Dear Casey/Swole Woman,
How do I find a gym?
I was lifting for about a year with a trainer (yay for a job that subsidized the fancy gym membership with a trainer) and loved it. I could squat and deadlift 200lbs, which seemed incredible to me. Then that job stopped (and I got an RSI [repetitive strain injury] from typing that killed my grip for a while) so the lifting ended.
I can work out at home with dumbbells but I really miss the squat rack. How do I find a friendly gym to lift at? I’ve tried lifting classes at CrossFit “boxes” but they seem like afterthoughts (and are really focused on snatch/jerk lifts). New job doesn’t subsidize (expensive) trainers.

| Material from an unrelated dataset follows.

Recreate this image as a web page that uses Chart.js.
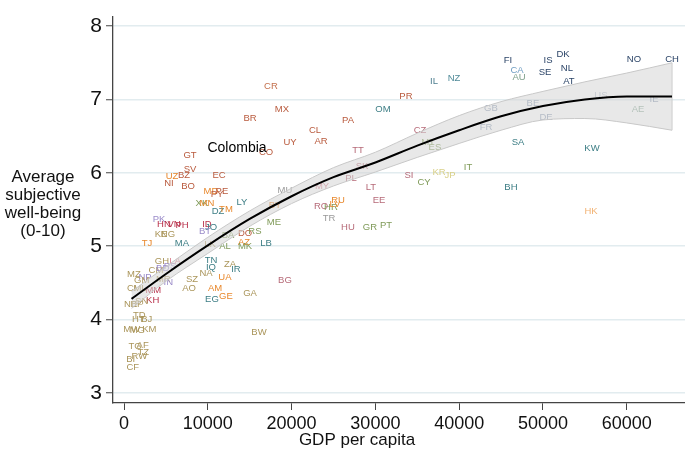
<!DOCTYPE html>
<html>
<head>
<meta charset="utf-8">
<script src="https://cdn.jsdelivr.net/npm/chart.js@4"></script>
<style>
  html, body { margin: 0; padding: 0; background: #fff; }
  #wrap { width: 685px; height: 450px; }
</style>
</head>
<body>
<div id="wrap"><canvas id="chart" width="685" height="450"></canvas></div>
<script>
// country codes, GDP per capita and average well-being
const countries = [
  "NO","CH","DK","IS","FI","NL","CA","SE","AU","AT","NZ","IL","PR","CR","OM","MX","BR","PA",
  "US","IE","GB","BE","AE","DE","FR","CL","CZ","AR","UY","SA","MT","ES","KW","TT","CO","GT",
  "SK","IT","SV","KR","JP","UZ","BZ","NI","EC","SI","PL","CY","BO","MY","LT","MU","BH","MD",
  "PE","PY","EE","RU","LY","BY","XK","MN","RO","HR","LV","DZ","TM","HK","ME","TR","PK","HN",
  "VN","PH","ID","JO","BT","HU","GR","PT","BA","DO","RS","KE","NG","TJ","MA","LK","AL","AZ",
  "MK","LB","GH","LA","TN","IQ","ZA","IR","NA","MZ","SZ","UA","BG","AO","AM","GA","EG","GE",
  "BW","CM","BD","PS","NP","GM","MR","IN","CI","ML","KH","MM","NE","BF","SN","TD","HT","BJ",
  "MW","MG","KM","TG","AF","TZ","RW","BI","CF"
];
const gdp = [
  60860,65400,52390,50600,45820,52860,46900,50240,47140,53100,39380,36990,33650,17540,30910,18850,15040,26730,
  56920,63250,43790,48800,61340,50360,43200,22790,35320,23510,19810,47020,36280,37110,55850,27920,16950,7880,
  28400,41050,7880,37590,38900,5730,7160,5370,11340,34010,27090,35800,7640,23630,29470,19210,46180,10380,
  11690,11100,30430,25540,14080,18020,9300,9900,23510,24700,25180,11220,12170,55730,17900,24460,4180,4770,
  5970,6920,9900,10380,9670,26730,29350,31270,12410,14440,15630,4420,5250,2740,6920,10260,12050,14320,
  14440,16950,4530,6090,10380,10380,12650,13360,9790,1190,8110,12050,19210,7760,10860,15040,10500,12170,
  16110,3820,4620,5490,2510,2110,4690,5290,920,1910,3420,3500,800,1510,2110,1830,1710,2710,
  920,1590,3020,1310,2230,2310,1830,800,1040
];
const wellBeing = [
  7.55,7.55,7.61,7.53,7.53,7.43,7.39,7.37,7.30,7.25,7.29,7.24,7.04,7.18,6.86,6.86,6.74,6.72,
  7.05,7.00,6.88,6.95,6.87,6.75,6.62,6.58,6.58,6.43,6.41,6.42,6.41,6.34,6.33,6.30,6.28,6.24,
  6.09,6.07,6.04,6.01,5.96,5.95,5.96,5.86,5.96,5.96,5.92,5.87,5.82,5.82,5.80,5.76,5.80,5.74,
  5.75,5.70,5.63,5.63,5.59,5.55,5.58,5.58,5.54,5.53,5.57,5.47,5.50,5.47,5.33,5.38,5.37,5.29,
  5.29,5.28,5.30,5.25,5.20,5.25,5.26,5.28,5.14,5.18,5.20,5.16,5.16,5.04,5.04,5.03,4.99,5.05,
  5.00,5.04,4.79,4.79,4.80,4.71,4.75,4.68,4.63,4.62,4.54,4.58,4.53,4.42,4.42,4.36,4.28,4.32,
  3.82,4.67,4.69,4.73,4.57,4.53,4.54,4.50,4.42,4.43,4.26,4.39,4.20,4.20,4.25,4.06,4.00,4.00,
  3.87,3.85,3.87,3.63,3.65,3.55,3.49,3.46,3.35
];

// fitted curve and its confidence band
const fitX = [900, 5000, 10000, 15000, 20000, 25000, 30000, 35000, 40000, 45000, 50000, 55000, 60000, 65400];
const fitY = [4.28, 4.62, 5.01, 5.37, 5.68, 5.94, 6.14, 6.37, 6.58, 6.77, 6.91, 7.00, 7.04, 7.04];
const ciHigh = [4.38, 4.72, 5.12, 5.48, 5.79, 6.07, 6.28, 6.54, 6.78, 6.97, 7.11, 7.24, 7.36, 7.50];
const ciLow = [4.15, 4.52, 4.90, 5.27, 5.58, 5.82, 6.01, 6.21, 6.40, 6.58, 6.72, 6.74, 6.68, 6.58];

const yTicks = [3, 4, 5, 6, 7, 8];
const xTicks = [0, 10000, 20000, 30000, 40000, 50000, 60000];

// country groups (only used to pick a colour)
const groups = {
  nordic: ["NO","CH","DK","IS","FI","NL","SE","AT"],
  west: ["GB","FR","BE","DE","IE"],
  latam: ["MX","BR","PA","CL","AR","UY","GT","SV","BZ","EC","BO","NI","PE","PY","DO","CO","PR","CR"],
  cis: ["UZ","MD","RU","UA","AM","AZ","BY","TJ","TM","LV","GE","MN"],
  east: ["CZ","SK","PL","LT","EE","SI","HU","RO","BG","TT"],
  south: ["MT","ES","CY","GR","PT","IT","ME","AL","MK","HR","BA","RS","XK"],
  mena: ["OM","SA","KW","BH","LY","DZ","TN","IQ","LB","MA","JO","EG","IR"],
  asiaRed: ["HN","VN","PH","ID","KH","MM"],
  asiaLav: ["PK","BT","IN","NP","PS","BD"],
  africa: ["MZ","GH","NA","SZ","AO","BW","ZA","GA","CM","GM","CI","ML","NE","BF","SN","TD","HT","BJ",
           "MW","MG","KM","TG","AF","TZ","RW","BI","CF","KE","NG","MR","LK"]
};
const groupColor = {
  nordic: "#2c4568", west: "#8d9db5", latam: "#b95a3d", cis: "#e8882c", east: "#b66a78",
  south: "#7f9a58", mena: "#3d7e85", asiaRed: "#b8304a", asiaLav: "#9a8bc9", africa: "#aa955a"
};
const singleColor = {
  US: "#b8c1ce", CA: "#6f9dc2", AU: "#7fa08b", NZ: "#4f8a98", IL: "#4e7e90", AE: "#8dab9a",
  JP: "#d9d088", KR: "#d9d088", HK: "#f2b272", LA: "#dd8091", MY: "#d27c8b", CR: "#c4714e"
};
function colorFor(code) {
  if (singleColor[code]) return singleColor[code];
  for (const g in groups) if (groups[g].includes(code)) return groupColor[g];
  return "#999";
}

const FONT = "'Liberation Sans', Arial, sans-serif";

// country code labels go under the band, as in the original
const countryLabels = {
  id: "countryLabels",
  beforeDatasetsDraw(chart) {
    const { ctx, scales: { x, y } } = chart;
    ctx.save();
    ctx.font = "9.5px " + FONT;
    ctx.textAlign = "center";
    ctx.textBaseline = "middle";
    countries.forEach((c, i) => {
      ctx.fillStyle = colorFor(c);
      ctx.fillText(c, x.getPixelForValue(gdp[i]), y.getPixelForValue(wellBeing[i]));
    });
    ctx.restore();
  }
};

const extraText = {
  id: "extraText",
  afterDraw(chart) {
    const { ctx, scales: { x, y } } = chart;
    ctx.save();
    ctx.fillStyle = "#000";
    ctx.textAlign = "center";
    ctx.textBaseline = "middle";
    ctx.font = "14px " + FONT;
    ctx.fillText("Colombia", x.getPixelForValue(13485), y.getPixelForValue(6.34));
    ctx.fillStyle = "#111";
    ctx.font = "17px " + FONT;
    ["Average", "subjective", "well-being", "(0-10)"].forEach((t, i) => {
      ctx.fillText(t, 43, 177 + i * 18);
    });
    ctx.fillText("GDP per capita", 357, 440);
    ctx.restore();
  }
};

const pts = (xs, ys) => xs.map((v, i) => ({ x: v, y: ys[i] }));
const last = fitX.length - 1;

// dataset 0 is drawn last (on top)
new Chart(document.getElementById("chart"), {
  type: "scatter",
  data: {
    datasets: [
      {
        type: "line",
        data: pts(fitX, fitY),
        borderColor: "#000",
        borderWidth: 2,
        pointRadius: 0,
        cubicInterpolationMode: "monotone",
        fill: false
      },
      {
        type: "line",
        data: pts(fitX, ciLow),
        borderColor: "#c8c8c8",
        borderWidth: 1,
        pointRadius: 0,
        cubicInterpolationMode: "monotone",
        fill: false
      },
      {
        type: "line",
        data: pts(fitX, ciHigh),
        borderColor: "#c8c8c8",
        borderWidth: 1,
        backgroundColor: "rgba(214,214,214,0.55)",
        pointRadius: 0,
        cubicInterpolationMode: "monotone",
        fill: 1
      },
      {
        type: "line",
        data: [{ x: fitX[last], y: ciLow[last] }, { x: fitX[last], y: ciHigh[last] }],
        borderColor: "#c8c8c8",
        borderWidth: 1,
        pointRadius: 0,
        fill: false
      }
    ]
  },
  options: {
    responsive: false,
    animation: false,
    layout: { padding: { top: 3, right: 0, left: 0, bottom: 0 } },
    plugins: { legend: { display: false }, tooltip: { enabled: false } },
    scales: {
      x: {
        type: "linear",
        min: -1313,
        max: 66950,
        afterFit(s) { s.height = 47; },
        afterBuildTicks(s) { s.ticks = xTicks.map(v => ({ value: v })); },
        ticks: { color: "#111", font: { family: FONT, size: 18 }, padding: 3, maxRotation: 0, callback: v => String(v) },
        grid: { drawOnChartArea: false, drawTicks: true, tickLength: 7, tickColor: "#444", tickWidth: 1 },
        border: { color: "#444", width: 1.3 }
      },
      y: {
        min: 2.86,
        max: 8.13,
        afterFit(s) { s.width = 113; },
        afterBuildTicks(s) { s.ticks = yTicks.map(v => ({ value: v })); },
        ticks: { color: "#111", font: { family: FONT, size: 21 }, padding: 4, callback: v => String(v) },
        grid: { color: "#e2ecef", lineWidth: 1.5, drawTicks: true, tickLength: 7, tickColor: "#444", tickWidth: 1 },
        border: { color: "#444", width: 1.3 }
      }
    }
  },
  plugins: [countryLabels, extraText]
});
</script>
</body>
</html>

I just want to 1) squat heavy and 2) not hurt myself. What do you recommend? (Your instagram gym looks great, btw.)
Thanks for your help and inspiration!
This is tough, I know. It seems only a few decades ago that most gyms catered to heavy lifters, and then when things started to get commercialized we were overtaken by The Machines, and now we have all the Planet Fitnesses and LA Fitnesses and etc overrunning all of the gym-mindspace. Add to that that plain ol’ black iron-type gyms, or even bodybuilding-type gyms, don’t often market themselves that well, and you sometimes have to do some digging just to find a place that will have a squat rack. I’m still turning up gyms in New York that have been around forever and have all the equipment I need but don’t advertise themselves as such.
One popular resource for finding equipped gyms is powerliftingwatch.com — they are not very comprehensive, in my experience, but will give you some ideas. If none of the places it turns up are close enough to you, I’d try talking to the staff at one of the listed gyms and see if they know of anything close to you. You can also try your luck asking around or searching on forums: startingstrength.com, bodybuilding.com, reddit.com/r/fitness may be able to help. Key terms if you’re trying to just Google: “squat rack,” “power rack,” “black iron gym,” “barbell club,” “powerlifting gym,” “weightlifting gym.” If you can crack the local lifting community, they will be the best resource for not only telling you where the gyms are, but which ones are good.
Some commercial gyms are not dedicated to lifting but may have the equipment you need. Retro Fitness is one such mini-chain in the New York area; some Crunch gyms have racks, and some do not. I’ve seen some beautifully equipped YMCAs and some more measly ones with only a single slippery bench and a single squat rack with unusably high safety arms.
As you mention, Crossfit “boxes” are equipped for heavy lifting — I found out recently that there are three times as many Crossfits in the US as there are 24 Hour Fitness, Planet Fitness, Gold’s Gym, and LA Fitness locations, combined. But there are many reasons you might not want to go there — the hours are often terrible if you’re not making a point of attending classes, which do not allow you to just work on what you want; most have “open” hours, but they are short. They also tend to be wildly expensive, two or three times more so than even the most expensive gyms around, in my experience.
Your mileage may vary, but if a Crossfit’s open-gym hours work for you, you might try negotiating an “open gym time only” rate (I don’t know that they specifically endorse this at a company level and haven’t asked, but these places are run pretty independently, and I’ve done it and seen others do it). Let them know you are experienced with lifting and just want to do your training and are not interested in classes; at least some Crossfits are willing to accommodate this. The discount might not be big, but it’s better than nothing if your only other option is a commercial gym with only Smith machines (death to the Smith machine).